● Written request:
Leaving out the pictures, retype all the material exactly.

↓

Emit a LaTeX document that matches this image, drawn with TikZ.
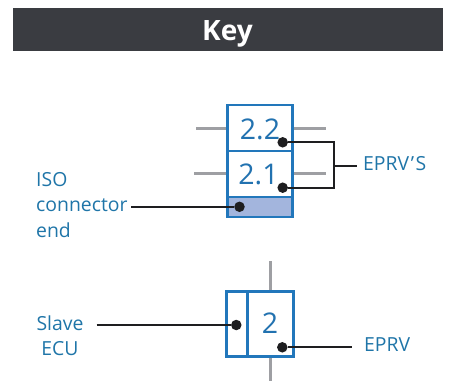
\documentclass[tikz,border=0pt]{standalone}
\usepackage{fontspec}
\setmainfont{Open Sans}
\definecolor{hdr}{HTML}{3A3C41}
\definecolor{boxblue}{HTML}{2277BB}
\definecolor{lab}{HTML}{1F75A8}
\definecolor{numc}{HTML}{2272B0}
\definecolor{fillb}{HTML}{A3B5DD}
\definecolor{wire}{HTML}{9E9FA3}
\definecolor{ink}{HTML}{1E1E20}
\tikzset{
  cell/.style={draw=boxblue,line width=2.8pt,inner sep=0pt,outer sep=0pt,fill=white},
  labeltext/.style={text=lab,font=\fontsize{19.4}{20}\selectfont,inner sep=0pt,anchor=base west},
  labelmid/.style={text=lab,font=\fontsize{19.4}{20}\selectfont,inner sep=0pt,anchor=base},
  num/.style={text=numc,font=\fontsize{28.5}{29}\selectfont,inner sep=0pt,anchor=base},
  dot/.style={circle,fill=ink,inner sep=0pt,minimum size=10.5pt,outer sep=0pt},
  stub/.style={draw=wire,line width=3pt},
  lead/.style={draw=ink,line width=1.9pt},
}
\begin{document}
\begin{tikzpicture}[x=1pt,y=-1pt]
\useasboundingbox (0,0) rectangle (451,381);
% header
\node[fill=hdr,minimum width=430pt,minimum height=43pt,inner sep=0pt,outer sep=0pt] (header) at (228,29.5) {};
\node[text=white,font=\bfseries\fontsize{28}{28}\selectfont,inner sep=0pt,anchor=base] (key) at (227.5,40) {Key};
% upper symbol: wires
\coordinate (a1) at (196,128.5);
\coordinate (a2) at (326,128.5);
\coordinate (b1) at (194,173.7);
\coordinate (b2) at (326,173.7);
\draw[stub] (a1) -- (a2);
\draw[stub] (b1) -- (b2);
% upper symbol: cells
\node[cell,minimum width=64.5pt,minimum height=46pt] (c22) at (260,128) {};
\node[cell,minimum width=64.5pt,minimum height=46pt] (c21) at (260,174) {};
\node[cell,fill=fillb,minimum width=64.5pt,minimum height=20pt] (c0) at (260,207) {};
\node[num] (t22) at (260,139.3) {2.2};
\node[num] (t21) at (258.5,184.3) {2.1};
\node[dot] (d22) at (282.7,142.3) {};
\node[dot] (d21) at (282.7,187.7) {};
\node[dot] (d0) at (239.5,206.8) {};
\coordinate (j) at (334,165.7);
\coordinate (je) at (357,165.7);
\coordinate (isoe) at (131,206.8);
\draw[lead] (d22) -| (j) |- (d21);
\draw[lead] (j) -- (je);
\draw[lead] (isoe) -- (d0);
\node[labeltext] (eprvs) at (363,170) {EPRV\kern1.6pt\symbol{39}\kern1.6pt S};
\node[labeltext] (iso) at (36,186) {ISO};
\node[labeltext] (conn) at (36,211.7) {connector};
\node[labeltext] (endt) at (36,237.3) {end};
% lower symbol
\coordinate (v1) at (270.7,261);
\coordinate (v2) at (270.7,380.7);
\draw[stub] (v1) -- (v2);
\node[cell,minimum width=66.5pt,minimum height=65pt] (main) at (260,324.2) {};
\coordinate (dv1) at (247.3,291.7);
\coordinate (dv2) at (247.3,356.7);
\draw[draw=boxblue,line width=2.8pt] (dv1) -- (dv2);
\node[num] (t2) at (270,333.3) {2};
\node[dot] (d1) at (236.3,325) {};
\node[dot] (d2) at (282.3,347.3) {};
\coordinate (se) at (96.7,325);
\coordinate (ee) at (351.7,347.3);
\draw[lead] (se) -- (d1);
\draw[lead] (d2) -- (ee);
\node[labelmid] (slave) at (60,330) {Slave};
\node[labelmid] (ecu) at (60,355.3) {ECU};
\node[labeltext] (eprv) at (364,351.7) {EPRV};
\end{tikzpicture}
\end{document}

↑

● Answer:
Emit a LaTeX document that matches this image, drawn with TikZ.
\documentclass[tikz,border=0pt]{standalone}
\usepackage{fontspec}
\setmainfont{Open Sans}
\definecolor{hdr}{HTML}{3A3C41}
\definecolor{boxblue}{HTML}{2277BB}
\definecolor{lab}{HTML}{1F75A8}
\definecolor{numc}{HTML}{2272B0}
\definecolor{fillb}{HTML}{A3B5DD}
\definecolor{wire}{HTML}{9E9FA3}
\definecolor{ink}{HTML}{1E1E20}
\tikzset{
  cell/.style={draw=boxblue,line width=2.8pt,inner sep=0pt,outer sep=0pt,fill=white},
  labeltext/.style={text=lab,font=\fontsize{19.4}{20}\selectfont,inner sep=0pt,anchor=base west},
  labelmid/.style={text=lab,font=\fontsize{19.4}{20}\selectfont,inner sep=0pt,anchor=base},
  num/.style={text=numc,font=\fontsize{28.5}{29}\selectfont,inner sep=0pt,anchor=base},
  dot/.style={circle,fill=ink,inner sep=0pt,minimum size=10.5pt,outer sep=0pt},
  stub/.style={draw=wire,line width=3pt},
  lead/.style={draw=ink,line width=1.9pt},
}
\begin{document}
\begin{tikzpicture}[x=1pt,y=-1pt]
\useasboundingbox (0,0) rectangle (451,381);
% header
\node[fill=hdr,minimum width=430pt,minimum height=43pt,inner sep=0pt,outer sep=0pt] (header) at (228,29.5) {};
\node[text=white,font=\bfseries\fontsize{28}{28}\selectfont,inner sep=0pt,anchor=base] (key) at (227.5,40) {Key};
% upper symbol: wires
\coordinate (a1) at (196,128.5);
\coordinate (a2) at (326,128.5);
\coordinate (b1) at (194,173.7);
\coordinate (b2) at (326,173.7);
\draw[stub] (a1) -- (a2);
\draw[stub] (b1) -- (b2);
% upper symbol: cells
\node[cell,minimum width=64.5pt,minimum height=46pt] (c22) at (260,128) {};
\node[cell,minimum width=64.5pt,minimum height=46pt] (c21) at (260,174) {};
\node[cell,fill=fillb,minimum width=64.5pt,minimum height=20pt] (c0) at (260,207) {};
\node[num] (t22) at (260,139.3) {2.2};
\node[num] (t21) at (258.5,184.3) {2.1};
\node[dot] (d22) at (282.7,142.3) {};
\node[dot] (d21) at (282.7,187.7) {};
\node[dot] (d0) at (239.5,206.8) {};
\coordinate (j) at (334,165.7);
\coordinate (je) at (357,165.7);
\coordinate (isoe) at (131,206.8);
\draw[lead] (d22) -| (j) |- (d21);
\draw[lead] (j) -- (je);
\draw[lead] (isoe) -- (d0);
\node[labeltext] (eprvs) at (363,170) {EPRV\kern1.6pt\symbol{39}\kern1.6pt S};
\node[labeltext] (iso) at (36,186) {ISO};
\node[labeltext] (conn) at (36,211.7) {connector};
\node[labeltext] (endt) at (36,237.3) {end};
% lower symbol
\coordinate (v1) at (270.7,261);
\coordinate (v2) at (270.7,380.7);
\draw[stub] (v1) -- (v2);
\node[cell,minimum width=66.5pt,minimum height=65pt] (main) at (260,324.2) {};
\coordinate (dv1) at (247.3,291.7);
\coordinate (dv2) at (247.3,356.7);
\draw[draw=boxblue,line width=2.8pt] (dv1) -- (dv2);
\node[num] (t2) at (270,333.3) {2};
\node[dot] (d1) at (236.3,325) {};
\node[dot] (d2) at (282.3,347.3) {};
\coordinate (se) at (96.7,325);
\coordinate (ee) at (351.7,347.3);
\draw[lead] (se) -- (d1);
\draw[lead] (d2) -- (ee);
\node[labelmid] (slave) at (60,330) {Slave};
\node[labelmid] (ecu) at (60,355.3) {ECU};
\node[labeltext] (eprv) at (364,351.7) {EPRV};
\end{tikzpicture}
\end{document}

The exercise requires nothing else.